Synergies Between Systems and Platforms Start To Pay Off For L-3

L-3 Communications CEO Michael Strianese has been urging the various divisions of this diverse defense systems and services group to collaborate more fruitfully. It also offers the manned Spydr ISR platform. A prime example of this has been L-3’s expansion into the unmanned air systems (UAS) sector, allowing it to offer more flexible platforms for its products in the fields of C3 ISR (command, control, communications, intelligence, surveillance and reconnaissance) and electronic systems.

The U.S.-based group can now fairly claim to be a fully integrated UAS platform provider, which better enables it to compete with other defense groups prominent in this field from North America, Europe and Israel. The largest member of its UAS family is the medium-altitude, long-endurance (MALE) Mobius, which it has been demonstrating and developing since 2009.

However, Todd Gautier, president of L-3’s Precision Engagement Sector, told AIN that Mobius is not currently the group’s most immediate market prospect, with defense customer attention shifting to medium-altitude, smaller systems. “Mobius is ready to go [into service] but where we see the market right now is that U.S. forces are pulling out of Iraq and Afghanistan and so requirements for MALE [aircraft] will come down,” he said. “It is still a great hope for the future and, as we move away from the current war footing, the focus is more on the cost of systems. Mobius has always been a significant value play for customers because you get a lot for a very attractive price. It will become more successful.”

Viking 400 Main Focus

For now, the new Viking 400 mid-tier UAS that has evolved from an earlier platform with more than 10,000 flight hours in service is the main focus of L-3’s marketing efforts. “We see this as a truck,” said Gautier. “It’s highly capable and, in its class, offers significant payload and weight capacity. This is a real discriminator.”
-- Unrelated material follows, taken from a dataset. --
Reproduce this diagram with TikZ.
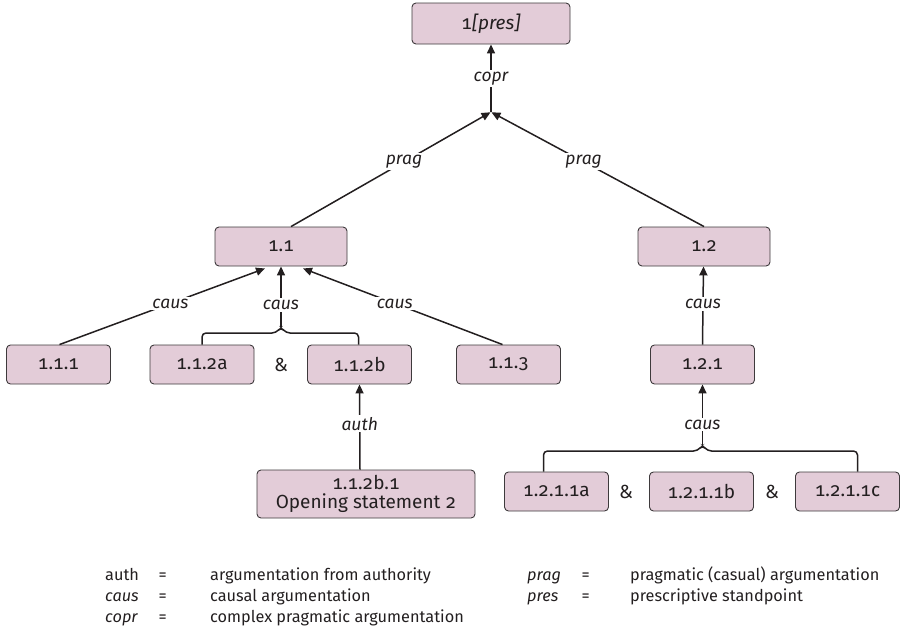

Gautier maintains that L-3 has started to get some recognition in the highly competitive and very dynamic UAS sector by offering greater flexibility and adaptability for changing missions by having platforms that provide greater operational endurance and scope for expanding payload at competitive prices. Research-and-development efforts have focused on finding ways to adapt UAS fuselages and empennages in ways that allow different sensors to be fitted.

The main Viking 400 payload is the MX-10 EO/IR sensor with full-motion video (see main story). “It is a system for expeditionary forces and can take other payloads, allowing us to exploit the majority of mission areas,” said Gautier.

At the light end of the UAS sector, L-3’s portfolio was expanded by the acquisition a few years ago of Airborne Technologies Inc., a specialist in small, expendable systems. The only publicly displayed product in this line has been the Cutlass.

In budget-constrained times, part of L-3’s UAS research-and-development effort has been to make systems easier to operate and maintain, as well as more versatile through greater integration of systems and subsystems. Other work has focused on reducing the weight and power requirements of UASs so that smaller systems can do work that previously has been the domain of larger UAVs. There is also now a greater emphasis on interoperability of the systems carried by the UASs and other battlefield platforms–an approach made possible by greater use of common interfaces.